Letter to the Editor,

As it did with health care, Saskatchewan is poised to revolutionize education. We have a remarkable history of creativity, cooperation, and perseverance that will lead us into the new Information Age. Instead of angrily fighting possible school closures, we have an amazing opportunity to revitalize all schools as community learning centres.

Historically speaking, schools were a solution designed for the Industrial Revolution. They produced literate, citizen-workers. The workers, upon leaving school, could count on getting a job, learning on the job, and keeping the job until retirement. Schools, then and now, operate like the factories they were made to fill. Essentially, students are grouped into units, or classes, and assigned a teacher to pace them through a subject assembly-line style. The subject is determined by the tyranny of geography and pupil-teacher ratios.

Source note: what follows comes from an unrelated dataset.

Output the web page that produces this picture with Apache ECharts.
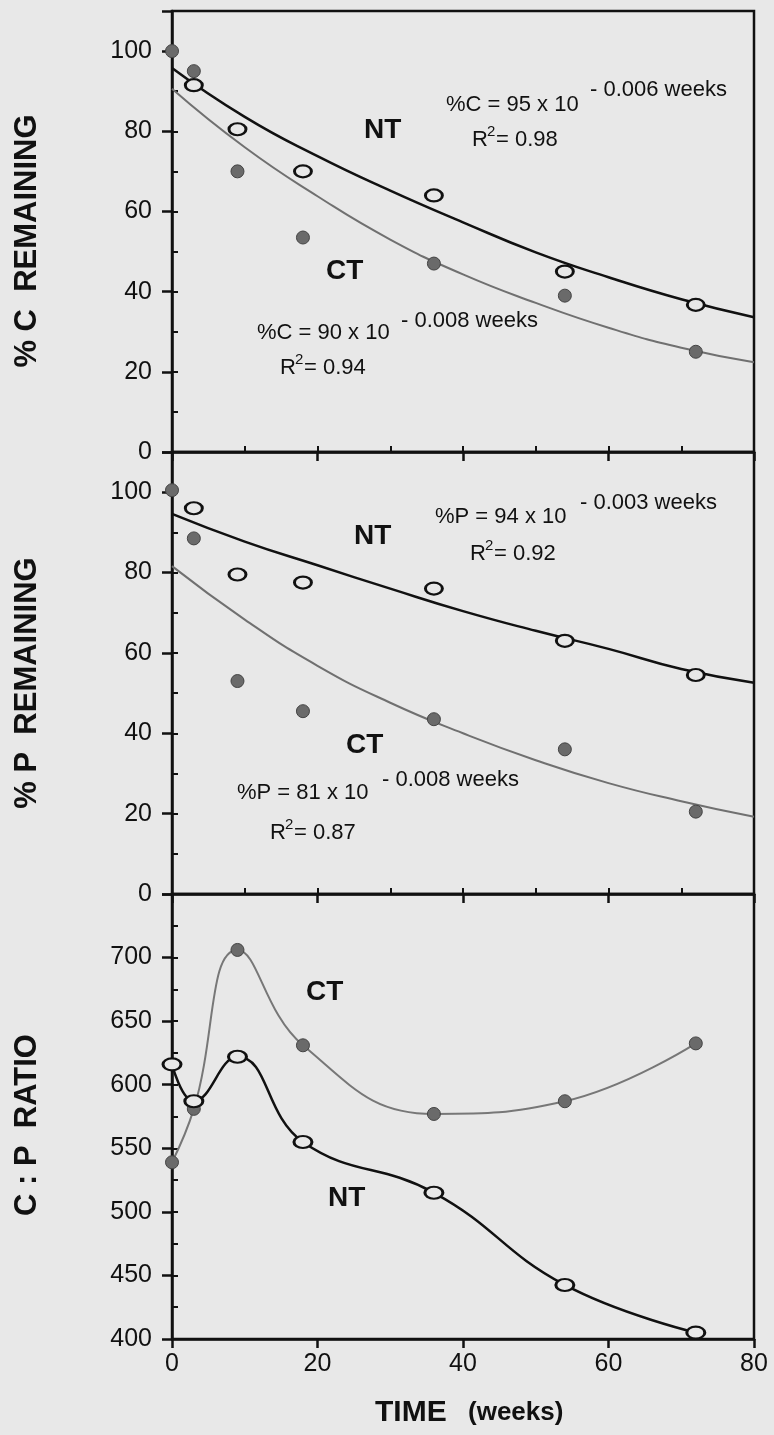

Like the factories that required the right amount of materials and workers in the same building, students and teachers had to be in the same school and there had to be enough students to justify offering the subject.

Enter the Information Age. It is forcing schools to change as it does not need workers. The Information Age needs thinkers, particularly diverse, computer literate, citizen-thinkers. The current educational lingo is "life-long learners" because today's students may have to learn, not one job, but possibly five or more. The Information Age needs diverse thinkers who can think "outside the box" to find viable solutions to an extensive range of problems. It needs computer literate thinkers who can take advantage of ever changing technologies. Above all, it needs citizens who can make informed decisions on social and environmental issues.

While forcing change, the Information Age is also providing the ability to change. Using our Saskatchewan creativity, cooperation, and perseverance, we can revolutionize learning by repurposing schools into learning centres that are not bound by the tyranny of geography. Saskatchewan has the traditional classroom as well as two forms of online learning; asynchronous (learners go online when they want and learn independently communicating with e-teacher by primarily by email) and synchronous (learners go online at regularly scheduled times and interact with e-teacher and classmates). It is critical to rely heavily on the traditional form until Grade 6 as students need to develop learning skills before they develop computer skills. However, from Grade 6 up, by using and blending all the forms; traditional, asynchronous online, and synchronous online, we can better meet the needs of our learners and overcome the challenges of our geography.

I have lived in rural Saskatchewan for 22 years and I have worked at a synchronous virtual high school for 2 years. From Grade 9 to Grade 12, my eldest daughter spent approximately 2,000 unhappy hours riding a bus. This is the equivalent of a whole work year or a whole year at university. My daughter lost the equivalent of a year's wages or a year's learning. This is no longer acceptable because it is no longer necessary. My son is in Grade 6 and I believe he could take his high school at his local rural school. He could even take online post-secondary programs there. We need to use our creativity to maximize the advantages of learning technologies, our cooperation to build a provincial network of connected community learning centres, and our perseverance to overcome our resistance to change, especially amongst our teachers.

Saskatchewan's goals of education recognizes that learners need knowledge, skills, and attitudes to function in a changing world. Schools designed for the Industrial Revolution cannot possibly meet these needs. For more information, visit http://www.carswells.com/sclc. Please proactively lobby for change by letting our schools, our school boards, our school divisions, and our government know that Saskatchewan has the ability and the determination to create community learning centres designed for the Information Age.